I'm new to the forum. I've had a DBS-22 for about 2 weeks, but I've been sharpening all my metric and standard bits (about 300).  On  a T-7.

The secondary angle grinding is somewhat random. Its based on setting the slider table at a not quite horizontal position. I've been setting it by putting the drill bit holder onto the secondary position and bringing the table up so the bit starts to hit the grinding wheel. Again this is still somewhat random based on the protrusion of the bit from the bit holder and the size of the bit and the position of the adjustment for the primary facet grind.
The secondary face just needs to be at a greater angle to the cutting edge than the primary angle. Using the recommended procedure I would guess that the secondary angle is about 28 degrees (very rough estimate) down from perpendicular to the grinding face.
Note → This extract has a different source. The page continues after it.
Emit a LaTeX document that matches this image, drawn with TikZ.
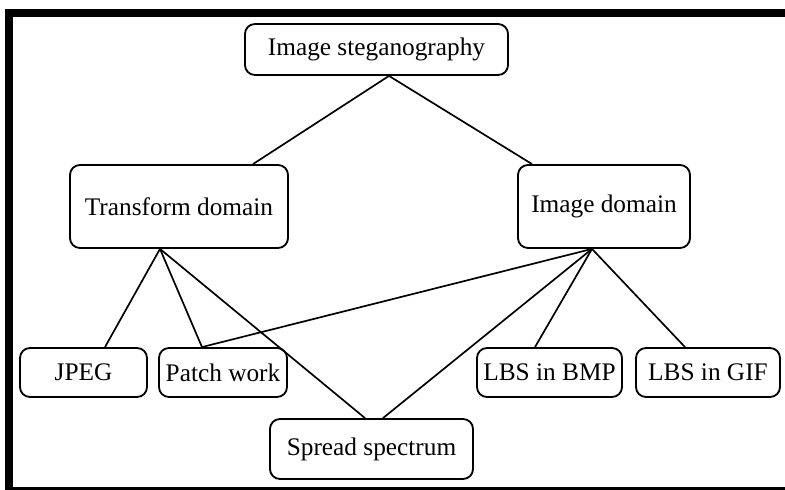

The jig gives us settings of 7, 9, 11, and 14 degrees down from perpendicular to the grinding face.
So i tried sharpening some of my good german metric bits with a 130 point angle, and using the 9 degree primary facet angle, then setting the secondary angle at 14 degrees. (5 degree delta) I also tried 9 and 11 (2 degree delta) but the line between primary and secondary faces is not really discernible so its hard to get a good center point.
Advantages: 1. This allows me to have a very repeatable secondary angle, so in the future I will hopefully be able to grind on the bits less to achieve both a new sharp primary facet, and the secondary facet.
2. I can set the DBS-22 base plate angle, sharpen one bit, primary, then adjust angle for the secondary facet, and using the Primary Stop, finish the 1st bit; then immediately start on the second bit with the secondary facet. When that is finished, I turn off the machine, reset to the primary angle and finish grinding that bit, and then start on the next bit. This saves a lot of time in resetting the DBS-22 table 2x for each bit. Instead of setting the angle 2x for each bit (primary and secondary), I only set it 1x for each new bit, thus saving time.

Problem:
A.  I noticed that while the angles were cut, the bits didn't seem right. The secondary cut heel (lowest part) wasn't really the lowest part of the bit. So the bits weren't cutting, they were riding on the heel of the secondary cut. I attribute this to the curved surface of the grinding stone and the long edge at the outer edge of the bit, and the low secondary angle.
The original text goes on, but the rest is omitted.